— WHAT IS EXPECTED —
Leave out the pictures and repeat exactly the lines from the one containing "Clone this chart in matplotlib." through the end of the records.

————

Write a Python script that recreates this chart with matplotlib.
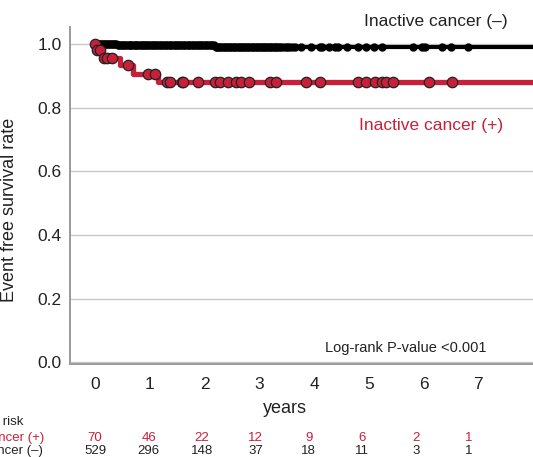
"""Kaplan-Meier style event free survival, inactive cancer (+) vs (-)."""

import matplotlib

matplotlib.use("Agg")
import matplotlib.pyplot as plt
import numpy as np

plt.rcParams["font.family"] = ["Liberation Sans", "DejaVu Sans"]

# --- data ---
pos_step_times = [0.0, 0.02, 0.12, 0.45, 0.70, 1.15]
pos_step_surv = [1.0, 0.982, 0.957, 0.934, 0.907, 0.879]
pos_censor = [0.0, 0.04, 0.08, 0.16, 0.22, 0.30, 0.60, 0.96, 1.10, 1.31,
              1.37, 1.58, 1.61, 1.88, 2.19, 2.28, 2.43, 2.58, 2.67, 2.82,
              3.19, 3.30, 3.85, 4.10, 4.81, 4.95, 5.12, 5.24, 5.32, 5.45,
              6.10, 6.52]

neg_step_times = [0.0, 0.40, 1.30, 2.20]
neg_step_surv = [1.0, 0.998, 0.995, 0.990]
neg_censor = [0.04, 0.06, 0.09, 0.11, 0.14, 0.17, 0.19, 0.22, 0.25, 0.27,
              0.30, 0.33, 0.36, 0.38, 0.41, 0.44, 0.47, 0.49, 0.52, 0.55,
              0.58, 0.61, 0.63, 0.66, 0.69, 0.72, 0.75, 0.77, 0.80, 0.83,
              0.86, 0.89, 0.91, 0.94, 0.97, 1.00, 1.03, 1.06, 1.09, 1.12,
              1.15, 1.18, 1.21, 1.24, 1.27, 1.30, 1.33, 1.36, 1.39, 1.42,
              1.45, 1.48, 1.51, 1.54, 1.57, 1.60, 1.63, 1.66, 1.69, 1.72,
              1.75, 1.78, 1.81, 1.84, 1.87, 1.90, 1.93, 1.96, 1.99, 2.02,
              2.05, 2.08, 2.11, 2.14, 2.17, 2.20, 2.23, 2.26, 2.29, 2.32,
              2.35, 2.38, 2.41, 2.44, 2.47, 2.50, 2.53, 2.56, 2.59, 2.62,
              2.65, 2.68, 2.71, 2.74, 2.77, 2.80, 2.83, 2.86, 2.89, 2.92,
              2.95, 2.98, 3.01, 3.04, 3.07, 3.10, 3.13, 3.16, 3.19, 3.22,
              3.25, 3.28, 3.31, 3.34, 3.38, 3.42, 3.46, 3.50, 3.55, 3.60,
              3.66, 3.77, 3.95, 4.11, 4.15, 4.28, 4.39, 4.44, 4.61, 4.81,
              4.95, 5.10, 5.25, 5.81, 5.97, 6.03, 6.34, 6.50, 6.81]

years = [0, 1, 2, 3, 4, 5, 6, 7]
at_risk_pos = [70, 46, 22, 12, 9, 6, 2, 1]
at_risk_neg = [529, 296, 148, 37, 18, 11, 3, 1]

RED = "#c8203a"
GREY = "#9a9a9a"
X_MAX = 8.0


def step_value(times, surv, t):
    idx = np.searchsorted(times, t, side="right") - 1
    return np.asarray(surv)[idx]


fig = plt.figure(figsize=(5.33, 4.57), dpi=100)
ax = fig.add_axes([0.1313, 0.2035, 0.8687, 0.7374])

# Inactive cancer (-)
ax.plot(neg_step_times + [X_MAX], neg_step_surv + [neg_step_surv[-1]],
        drawstyle="steps-post", color="black", lw=3.0, zorder=3)
ax.plot(neg_censor, step_value(neg_step_times, neg_step_surv, neg_censor),
        "o", ms=5.0, mfc="black", mec="black", zorder=4)

# Inactive cancer (+)
ax.plot(pos_step_times + [X_MAX], pos_step_surv + [pos_step_surv[-1]],
        drawstyle="steps-post", color=RED, lw=3.8, zorder=5)
ax.plot(pos_censor, step_value(pos_step_times, pos_step_surv, pos_censor),
        "o", ms=7.5, mfc=RED, mec="#222222", mew=0.9, zorder=6)

ax.set_xlim(-0.46, X_MAX)
ax.set_ylim(-0.005, 1.053)
ax.set_xticks(years)
ax.set_yticks([0.0, 0.2, 0.4, 0.6, 0.8, 1.0])
ax.set_yticklabels(["0.0", "0.2", "0.4", "0.6", "0.8", "1.0"])
ax.tick_params(axis="both", length=0, labelsize=12.5, colors="#222222")
ax.tick_params(axis="x", pad=9)
ax.tick_params(axis="y", pad=6)
ax.yaxis.grid(True, color="#c8c8c8", lw=1.0)
ax.set_axisbelow(True)
for side in ("top", "right"):
    ax.spines[side].set_visible(False)
for side in ("left", "bottom"):
    ax.spines[side].set_color(GREY)
    ax.spines[side].set_linewidth(1.4)

ax.set_ylabel("Event free survival rate", fontsize=13, color="#222222")
ax.yaxis.set_label_coords(-0.112, 0.457)
ax.set_xlabel("years", fontsize=13, color="#222222")
ax.xaxis.set_label_coords(0.464, -0.106)

ax.text(6.23, 1.069, "Inactive cancer (–)", fontsize=12.5, ha="center",
        va="center", color="#222222", clip_on=False)
ax.text(6.14, 0.745, "Inactive cancer (+)", fontsize=12.5, ha="center",
        va="center", color=RED)
ax.text(5.68, 0.044, "Log-rank P-value <0.001", fontsize=10.5,
        ha="center", va="center", color="#222222")

# number at risk table (left labels are cut by the figure edge, as in the source)
tr = ax.get_xaxis_transform()
col_scale = 0.976
ax.text(-1.31, -0.172, "No. at risk", fontsize=9.5, ha="right", va="center",
        color="#222222", transform=tr, clip_on=False)
ax.text(-0.93, -0.2196, "Inactive cancer (+)", fontsize=9.5, ha="right",
        va="center", color=RED, transform=tr, clip_on=False)
ax.text(-0.96, -0.258, "Inactive cancer (–)", fontsize=9.5, ha="right",
        va="center", color="#222222", transform=tr, clip_on=False)
for yr, n_pos, n_neg in zip(years, at_risk_pos, at_risk_neg):
    ax.text(yr * col_scale, -0.2196, str(n_pos), fontsize=9.5, ha="center",
            va="center", color=RED, transform=tr, clip_on=False)
    ax.text(yr * col_scale, -0.258, str(n_neg), fontsize=9.5, ha="center",
            va="center", color="#222222", transform=tr, clip_on=False)

fig.savefig("out.png", dpi=100)
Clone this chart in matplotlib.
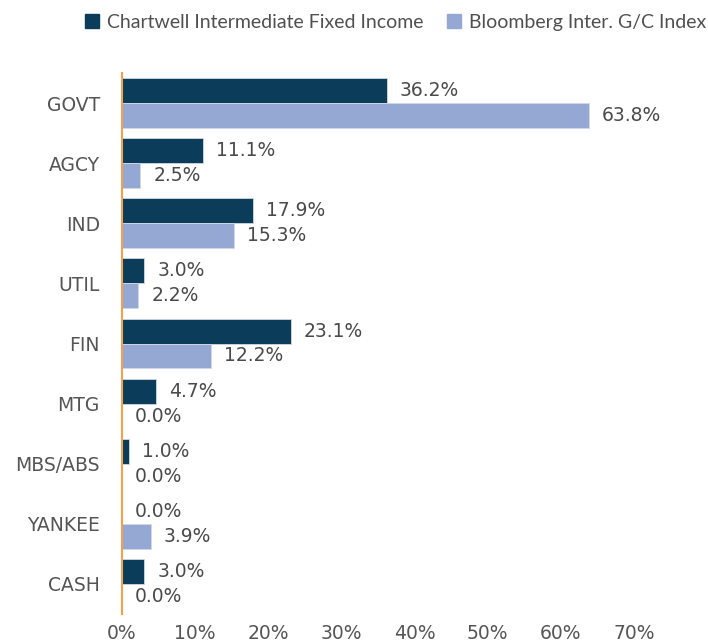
import matplotlib.pyplot as plt
import numpy as np
from matplotlib.patches import Patch

categorias = ['GOVT', 'AGCY', 'IND', 'UTIL', 'FIN', 'MTG', 'MBS/ABS', 'YANKEE', 'CASH']
chartwell = [36.2, 11.1, 17.9, 3.0, 23.1, 4.7, 1.0, 0.0, 3.0]
bloomberg = [63.8, 2.5, 15.3, 2.2, 12.2, 0.0, 0.0, 3.9, 0.0]
ticks_x = [0, 10, 20, 30, 40, 50, 60, 70]

cor_escura = '#0b3d5b'
cor_clara = '#95a8d4'
cor_texto = '#555555'
tam = 13.5

fig = plt.figure(figsize=(7.08, 6.44), dpi=100)
ax = fig.add_axes([0.1723, 0.0466, 0.7232, 0.84])

y = np.arange(len(categorias))
h = 0.415
ax.barh(y - h / 2, chartwell, height=h, color=cor_escura, edgecolor='#d0d8e4', linewidth=0.6)
ax.barh(y + h / 2, bloomberg, height=h, color=cor_clara, edgecolor='#d0d8e4', linewidth=0.6)

for i in range(len(categorias)):
    ax.text(chartwell[i] + 1.8, y[i] - h / 2, f'{chartwell[i]:.1f}%', va='center', ha='left',
            fontsize=tam, color='#4a4a4a')
    ax.text(bloomberg[i] + 1.8, y[i] + h / 2, f'{bloomberg[i]:.1f}%', va='center', ha='left',
            fontsize=tam, color='#4a4a4a')

ax.set_xlim(0, 70)
ax.set_ylim(len(categorias) - 0.5, -0.5)
ax.set_yticks(y)
ax.set_yticklabels(categorias, fontsize=tam, color=cor_texto)
ax.set_xticks(ticks_x)
ax.set_xticklabels([f'{t}%' for t in ticks_x], fontsize=tam, color=cor_texto)
ax.tick_params(axis='both', length=0)
ax.tick_params(axis='x', pad=7)
ax.tick_params(axis='y', pad=16)

for s in ['top', 'right', 'bottom']:
    ax.spines[s].set_visible(False)
ax.spines['left'].set_color('#f5a04a')
ax.spines['left'].set_linewidth(1.5)

handles = [Patch(color=cor_escura), Patch(color=cor_clara)]
fig.legend(handles, ['Chartwell Intermediate Fixed Income', 'Bloomberg Inter. G/C Index'],
           loc='upper right', bbox_to_anchor=(1.017, 1.0), ncol=2, frameon=False,
           prop={'family': 'Lato', 'size': 14}, labelcolor='#505050',
           handlelength=0.75, handleheight=0.75, handletextpad=0.4, columnspacing=1.2,
           borderaxespad=0.3)

plt.savefig('out.png', dpi=100)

————

— EXERCISE ANSWER —
Clone this chart in matplotlib.
import matplotlib.pyplot as plt
import numpy as np
from matplotlib.patches import Patch

categorias = ['GOVT', 'AGCY', 'IND', 'UTIL', 'FIN', 'MTG', 'MBS/ABS', 'YANKEE', 'CASH']
chartwell = [36.2, 11.1, 17.9, 3.0, 23.1, 4.7, 1.0, 0.0, 3.0]
bloomberg = [63.8, 2.5, 15.3, 2.2, 12.2, 0.0, 0.0, 3.9, 0.0]
ticks_x = [0, 10, 20, 30, 40, 50, 60, 70]

cor_escura = '#0b3d5b'
cor_clara = '#95a8d4'
cor_texto = '#555555'
tam = 13.5

fig = plt.figure(figsize=(7.08, 6.44), dpi=100)
ax = fig.add_axes([0.1723, 0.0466, 0.7232, 0.84])

y = np.arange(len(categorias))
h = 0.415
ax.barh(y - h / 2, chartwell, height=h, color=cor_escura, edgecolor='#d0d8e4', linewidth=0.6)
ax.barh(y + h / 2, bloomberg, height=h, color=cor_clara, edgecolor='#d0d8e4', linewidth=0.6)

for i in range(len(categorias)):
    ax.text(chartwell[i] + 1.8, y[i] - h / 2, f'{chartwell[i]:.1f}%', va='center', ha='left',
            fontsize=tam, color='#4a4a4a')
    ax.text(bloomberg[i] + 1.8, y[i] + h / 2, f'{bloomberg[i]:.1f}%', va='center', ha='left',
            fontsize=tam, color='#4a4a4a')

ax.set_xlim(0, 70)
ax.set_ylim(len(categorias) - 0.5, -0.5)
ax.set_yticks(y)
ax.set_yticklabels(categorias, fontsize=tam, color=cor_texto)
ax.set_xticks(ticks_x)
ax.set_xticklabels([f'{t}%' for t in ticks_x], fontsize=tam, color=cor_texto)
ax.tick_params(axis='both', length=0)
ax.tick_params(axis='x', pad=7)
ax.tick_params(axis='y', pad=16)

for s in ['top', 'right', 'bottom']:
    ax.spines[s].set_visible(False)
ax.spines['left'].set_color('#f5a04a')
ax.spines['left'].set_linewidth(1.5)

handles = [Patch(color=cor_escura), Patch(color=cor_clara)]
fig.legend(handles, ['Chartwell Intermediate Fixed Income', 'Bloomberg Inter. G/C Index'],
           loc='upper right', bbox_to_anchor=(1.017, 1.0), ncol=2, frameon=False,
           prop={'family': 'Lato', 'size': 14}, labelcolor='#505050',
           handlelength=0.75, handleheight=0.75, handletextpad=0.4, columnspacing=1.2,
           borderaxespad=0.3)

plt.savefig('out.png', dpi=100)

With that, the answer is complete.